RGGI is a pioneering collaboration among nine Northeastern and Mid-Atlantic states – Connecticut, Delaware, Maine, Maryland, Massachusetts, New Hampshire, New York, Rhode Island, and Vermont – that has demonstrated to the nation that we can cut dangerous carbon pollution while lowering utility bills, strengthening the grid, and improving our economy. In the seven years that RGGI has been in place, it has helped the participating states cut power-plant carbon pollution by more than 35 percent, while adding public health savings estimated at more than $10 billion, 30,000 job-years of work (a job-year is one year of full-time employment), almost $400 million in energy-bill savings, and $2.9 billion to the regional economy.

As the governors of several RGGI states have made clear since the Supreme Court’s Clean Power Plan stay, the RGGI program and the states’ leadership on climate change will continue. (Here’s just one example, from Delaware Governor Jack Markell: “We remain determined to move forward in responding to the issue of climate change. As a RGGI state, Delaware has led the country in working to curtail greenhouse gas emissions from the power sector, and we will continue to do so regardless of the decision to stay the Clean Power Plan rule.”)

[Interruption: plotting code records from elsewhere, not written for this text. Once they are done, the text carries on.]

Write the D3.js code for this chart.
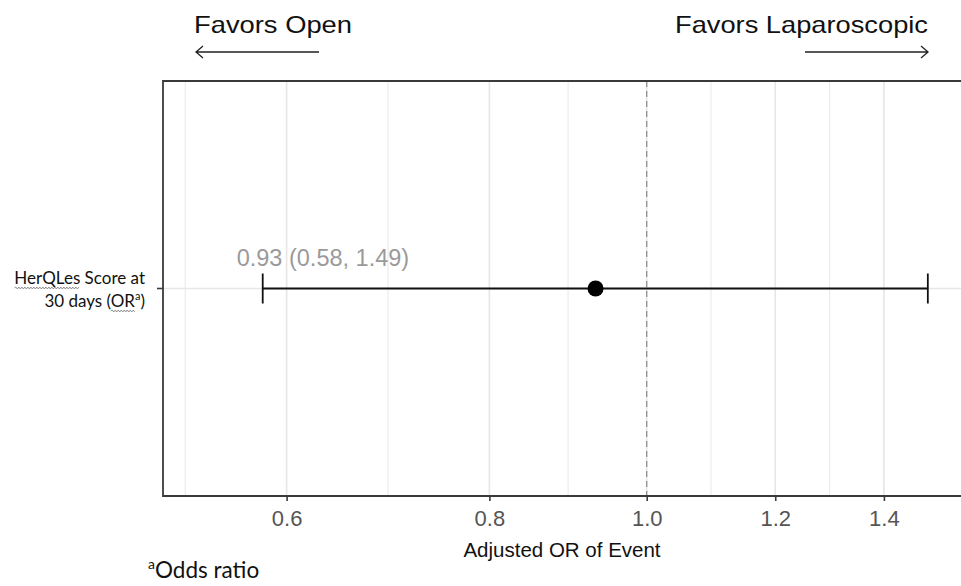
<!DOCTYPE html>
<html>
<head>
<meta charset="utf-8">
<script src="https://cdn.jsdelivr.net/npm/d3@7"></script>
<style>
  html, body { margin: 0; padding: 0; background: #fff; }
  svg { display: block; }
</style>
</head>
<body>
<svg id="chart" width="961" height="586"></svg>
<script>
// Outcome rows, estimates and intervals
const outcomes = ["HerQLes Score at 30 days"];
const oddsRatio = [0.93];
const lowerCI = [0.58];
const upperCI = [1.49];
const estimateLabels = ["0.93 (0.58, 1.49)"];
const xTicks = [0.6, 0.8, 1.0, 1.2, 1.4];
const xTickLabels = ["0.6", "0.8", "1.0", "1.2", "1.4"];
const xLimits = [0.5035, 1.5618];
const referenceLine = [1.0];

const svg = d3.select("#chart");
const panel = { left: 163, right: 961, top: 81, bottom: 496 };

const x = d3.scaleLog().domain(xLimits).range([panel.left, panel.right]);
const y = d3.scaleBand().domain(outcomes).range([panel.top, panel.bottom]);
const yc = d => y(d) + y.bandwidth() / 2;

// minor grid: midpoints between major breaks in log space, plus one step beyond the first
const lt = xTicks.map(Math.log);
const step = lt[1] - lt[0];
const ext = [lt[0] - step, ...lt, lt[lt.length - 1] + step];
const minor = [];
for (let i = 0; i < ext.length - 1; i++) minor.push(Math.exp((ext[i] + ext[i + 1]) / 2));

const g = svg.append("g");

// panel grid
g.selectAll("line.minor").data(minor.filter(v => x(v) > panel.left && x(v) < panel.right))
  .join("line").attr("class", "minor")
  .attr("x1", d => x(d)).attr("x2", d => x(d))
  .attr("y1", panel.top).attr("y2", panel.bottom)
  .attr("stroke", "#ececec").attr("stroke-width", 1.2);
g.selectAll("line.major").data(xTicks)
  .join("line").attr("class", "major")
  .attr("x1", d => x(d)).attr("x2", d => x(d))
  .attr("y1", panel.top).attr("y2", panel.bottom)
  .attr("stroke", "#e6e6e6").attr("stroke-width", 1.6);
g.selectAll("line.hmajor").data(outcomes)
  .join("line").attr("class", "hmajor")
  .attr("x1", panel.left).attr("x2", panel.right)
  .attr("y1", d => yc(d)).attr("y2", d => yc(d))
  .attr("stroke", "#e6e6e6").attr("stroke-width", 1.6);

// reference line at OR = 1
g.selectAll("line.ref").data(referenceLine)
  .join("line").attr("class", "ref")
  .attr("x1", d => x(d)).attr("x2", d => x(d))
  .attr("y1", panel.top).attr("y2", panel.bottom)
  .attr("stroke", "#8a8a8a").attr("stroke-width", 1.2)
  .attr("stroke-dasharray", "6,4");

// panel border (top, left, bottom)
g.append("path")
  .attr("d", `M${panel.right},${panel.top}H${panel.left}V${panel.bottom}H${panel.right}`)
  .attr("fill", "none").attr("stroke", "#3a3a3a").attr("stroke-width", 1.8);

// x axis
const xAxis = d3.axisBottom(x).tickValues(xTicks)
  .tickFormat((d, i) => xTickLabels[i]).tickSize(5).tickPadding(5);
const ax = svg.append("g").attr("transform", `translate(0,${panel.bottom})`).call(xAxis);
ax.select(".domain").remove();
ax.selectAll(".tick line").attr("stroke", "#3a3a3a").attr("stroke-width", 1.6);
ax.selectAll(".tick text")
  .attr("fill", "#555").attr("font-family", "Liberation Sans, Arial, sans-serif")
  .attr("font-size", 22).attr("dy", "0.93em");

svg.append("text")
  .attr("x", (panel.left + panel.right) / 2).attr("y", 557)
  .attr("text-anchor", "middle").attr("fill", "#111")
  .attr("font-family", "Liberation Sans, Arial, sans-serif").attr("font-size", 20.5)
  .text("Adjusted OR of Event");

// y tick
svg.selectAll("line.ytick").data(outcomes).join("line").attr("class", "ytick")
  .attr("x1", panel.left - 6).attr("x2", panel.left)
  .attr("y1", d => yc(d)).attr("y2", d => yc(d))
  .attr("stroke", "#3a3a3a").attr("stroke-width", 1.6);

// error bars with caps
const rows = outcomes.map((o, i) => ({ o, est: oddsRatio[i], lo: lowerCI[i], hi: upperCI[i], lab: estimateLabels[i] }));
const capH = 15;
g.selectAll("line.ci").data(rows).join("line").attr("class", "ci")
  .attr("x1", d => x(d.lo)).attr("x2", d => x(d.hi))
  .attr("y1", d => yc(d.o)).attr("y2", d => yc(d.o))
  .attr("stroke", "#111").attr("stroke-width", 1.8);
g.selectAll("line.capl").data(rows).join("line").attr("class", "capl")
  .attr("x1", d => x(d.lo)).attr("x2", d => x(d.lo))
  .attr("y1", d => yc(d.o) - capH).attr("y2", d => yc(d.o) + capH)
  .attr("stroke", "#111").attr("stroke-width", 1.8);
g.selectAll("line.caph").data(rows).join("line").attr("class", "caph")
  .attr("x1", d => x(d.hi)).attr("x2", d => x(d.hi))
  .attr("y1", d => yc(d.o) - capH).attr("y2", d => yc(d.o) + capH)
  .attr("stroke", "#111").attr("stroke-width", 1.8);
g.selectAll("circle.est").data(rows).join("circle").attr("class", "est")
  .attr("cx", d => x(d.est)).attr("cy", d => yc(d.o)).attr("r", 8)
  .attr("fill", "#000");
g.selectAll("text.est").data(rows).join("text").attr("class", "est")
  .attr("x", d => x(d.lo) - 26).attr("y", d => yc(d.o) - 23)
  .attr("fill", "#9a9a9a").attr("font-family", "Liberation Sans, Arial, sans-serif")
  .attr("font-size", 23.5)
  .text(d => d.lab);

// header with direction arrows
const hdrFont = "Liberation Sans, Arial, sans-serif";
svg.append("text").attr("x", 194).attr("y", 33).attr("font-family", hdrFont)
  .attr("font-size", 24).attr("fill", "#111")
  .attr("textLength", 158).attr("lengthAdjust", "spacingAndGlyphs")
  .text("Favors Open");
svg.append("text").attr("x", 675).attr("y", 33).attr("font-family", hdrFont)
  .attr("font-size", 24).attr("fill", "#111")
  .attr("textLength", 253).attr("lengthAdjust", "spacingAndGlyphs")
  .text("Favors Laparoscopic");
function arrow(x0, x1, yy) {
  const dir = Math.sign(x1 - x0);
  svg.append("path")
    .attr("d", `M${x0},${yy}H${x1}M${x1 - dir * 7},${yy - 6}L${x1},${yy}L${x1 - dir * 7},${yy + 6}`)
    .attr("stroke", "#222").attr("stroke-width", 1.3).attr("fill", "none");
}
arrow(319, 196, 52);
arrow(805, 928, 52);

// row label, right aligned, with superscript marker
const labFont = "Lato, 'Open Sans', sans-serif";
const yl1 = svg.append("text").attr("x", 145).attr("y", 284).attr("text-anchor", "end")
  .attr("font-family", labFont).attr("font-size", 17).attr("fill", "#111")
  .text("HerQLes Score at");
const yl2 = svg.append("text").attr("x", 145).attr("y", 307).attr("text-anchor", "end")
  .attr("font-family", labFont).attr("font-size", 17).attr("fill", "#111");
yl2.append("tspan").text("30 days (");
yl2.append("tspan").text("OR");
yl2.append("tspan").attr("font-size", 11).attr("dy", -7).text("a");
yl2.append("tspan").attr("dy", 7).text(")");

// proofing squiggles under flagged words
function squiggle(x0, x1, yy) {
  let d = `M${x0},${yy}`;
  let up = true;
  for (let xx = x0 + 1.5; xx <= x1; xx += 1.5) { d += `L${xx},${yy + (up ? -1 : 1)}`; up = !up; }
  svg.append("path").attr("d", d).attr("fill", "none").attr("stroke", "#777").attr("stroke-width", 0.8);
}
const n1 = yl1.node();
const s1 = 145 - n1.getComputedTextLength();
squiggle(s1, s1 + n1.getSubStringLength(0, 7), 288);
const n2 = yl2.node();
const s2 = 145 - n2.getComputedTextLength();
const pre = n2.getSubStringLength(0, 9);
const orw = n2.getSubStringLength(9, 2);
squiggle(s2 + pre, s2 + pre + orw, 311);

// footnote
const fn = svg.append("text").attr("x", 148).attr("y", 578)
  .attr("font-family", labFont).attr("font-size", 22.5).attr("fill", "#111");
fn.append("tspan").attr("font-size", 14).attr("dy", -9).text("a");
fn.append("tspan").attr("dy", 9).text("Odds ratio");
</script>
</body>
</html>
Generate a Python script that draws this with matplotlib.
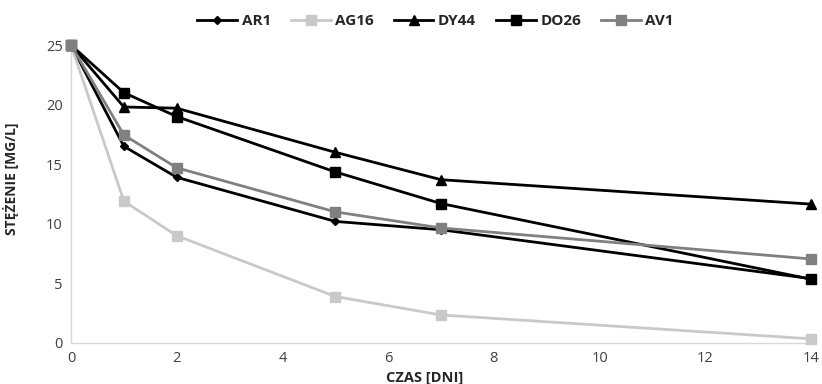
import matplotlib
matplotlib.use("Agg")
import matplotlib.pyplot as plt

plt.rcParams['font.family'] = ['Open Sans', 'DejaVu Sans']

days = [0, 1, 2, 5, 7, 14]
ar1 = [25, 16.5, 13.9, 10.2, 9.5, 5.4]
ag16 = [25, 11.9, 9.0, 3.9, 2.35, 0.35]
dy44 = [25, 19.8, 19.7, 16.0, 13.7, 11.65]
do26 = [25, 21.0, 19.0, 14.35, 11.7, 5.35]
av1 = [25, 17.45, 14.7, 11.0, 9.65, 7.05]

series_names = ["AR1", "AG16", "DY44", "DO26", "AV1"]
x_ticks = [0, 2, 4, 6, 8, 10, 12, 14]
y_ticks = [0, 5, 10, 15, 20, 25]

styles = [
    dict(color="#000000", marker="D", ms=4.5),
    dict(color="#C9C9C9", marker="s", ms=6.5),
    dict(color="#000000", marker="^", ms=7),
    dict(color="#000000", marker="s", ms=7),
    dict(color="#808080", marker="s", ms=6.5),
]

fig = plt.figure(figsize=(8.22, 3.84), dpi=100)
ax = fig.add_axes([0.0864, 0.1068, 0.9002, 0.776])

for name, vals, st in zip(series_names, [ar1, ag16, dy44, do26, av1], styles):
    ax.plot(days, vals, color=st["color"], lw=2.0, marker=st["marker"],
            ms=st["ms"], mfc=st["color"], mec=st["color"], label=name,
            clip_on=False, zorder=3)

ax.set_xlim(0, 14)
ax.set_ylim(0, 25)
ax.set_xticks(x_ticks)
ax.set_yticks(y_ticks)
ax.tick_params(axis="both", length=0, labelsize=10.5, colors="#404040", pad=6)
for s in ["top", "right"]:
    ax.spines[s].set_visible(False)
for s in ["left", "bottom"]:
    ax.spines[s].set_color("#D9D9D9")
    ax.spines[s].set_linewidth(1.0)

ax.set_xlabel("CZAS [DNI]", fontsize=10.5, fontweight="bold", color="#262626")
ax.xaxis.set_label_coords(0.478, -0.095)
ax.set_ylabel("STĘŻENIE [MG/L]", fontsize=10, fontweight="bold", color="#262626")
ax.yaxis.set_label_coords(-0.07, 0.55)

leg = fig.legend(loc="center", bbox_to_anchor=(0.53, 0.945), ncol=5, frameon=False,
                 fontsize=11, handlelength=2.6, columnspacing=1.3, handletextpad=0.3)
for t in leg.get_texts():
    t.set_fontweight("bold")
    t.set_color("#262626")

fig.savefig("out.png", dpi=100)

Currently, the RGGI states are undertaking a review of the RGGI program to determine the level of carbon pollution reductions that the states will achieve beyond their current commitments, which extend through 2020. While this review was scheduled before the Clean Power Plan existed, the states are also using the review as an opportunity to design a compliance plan for the Clean Power Plan, which includes emissions targets out to 2030.

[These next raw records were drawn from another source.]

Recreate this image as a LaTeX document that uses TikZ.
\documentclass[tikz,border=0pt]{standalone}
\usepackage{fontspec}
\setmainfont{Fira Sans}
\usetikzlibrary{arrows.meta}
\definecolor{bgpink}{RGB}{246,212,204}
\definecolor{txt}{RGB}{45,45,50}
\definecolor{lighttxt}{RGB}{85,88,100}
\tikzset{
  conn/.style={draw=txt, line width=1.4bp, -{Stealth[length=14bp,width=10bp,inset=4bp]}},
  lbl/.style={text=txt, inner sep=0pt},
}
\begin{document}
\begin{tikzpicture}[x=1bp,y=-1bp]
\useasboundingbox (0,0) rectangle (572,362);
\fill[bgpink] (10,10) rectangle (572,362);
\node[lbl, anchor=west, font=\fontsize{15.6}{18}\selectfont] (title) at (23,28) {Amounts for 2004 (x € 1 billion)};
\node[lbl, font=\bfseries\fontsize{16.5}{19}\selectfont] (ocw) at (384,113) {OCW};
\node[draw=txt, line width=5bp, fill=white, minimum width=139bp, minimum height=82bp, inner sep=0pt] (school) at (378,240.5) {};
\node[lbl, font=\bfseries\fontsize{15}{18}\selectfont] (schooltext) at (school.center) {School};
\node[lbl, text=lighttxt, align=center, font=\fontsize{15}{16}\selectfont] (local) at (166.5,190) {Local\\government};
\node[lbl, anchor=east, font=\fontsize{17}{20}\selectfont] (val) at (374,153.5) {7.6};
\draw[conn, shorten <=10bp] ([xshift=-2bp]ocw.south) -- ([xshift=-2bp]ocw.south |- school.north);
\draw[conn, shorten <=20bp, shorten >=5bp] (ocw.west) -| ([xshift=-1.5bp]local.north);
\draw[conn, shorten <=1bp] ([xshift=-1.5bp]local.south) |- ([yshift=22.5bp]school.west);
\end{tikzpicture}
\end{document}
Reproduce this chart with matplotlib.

As articulated by the states, the first steps in their review of the RGGI program are to take stock of where the states’ carbon emissions are headed under the current RGGI program and other state and federal clean energy policies – collectively referred to as the states’ “reference case” – and then evaluate a range of potential policy scenarios, including future power-sector carbon pollution caps, that would cut emissions further.

As NRDC and our environmental and public health allies told the RGGI states in comments filed last Friday, the states have an important opportunity in this review to make good on their commitments to make continued progress in reducing carbon pollution and to cement their leadership on climate change – but only if they get the reference case and policy scenarios right.

To achieve the RGGI states’ existing goals to cut economy-wide greenhouse gas pollution in the range of 35-45 percent by 2030 and 80 percent by 2050 – the minimum level scientists say we need to avoid climate change’s worst effects – the RGGI states will need to continue to cut power sector carbon pollution, both further and faster than the Clean Power Plan requires.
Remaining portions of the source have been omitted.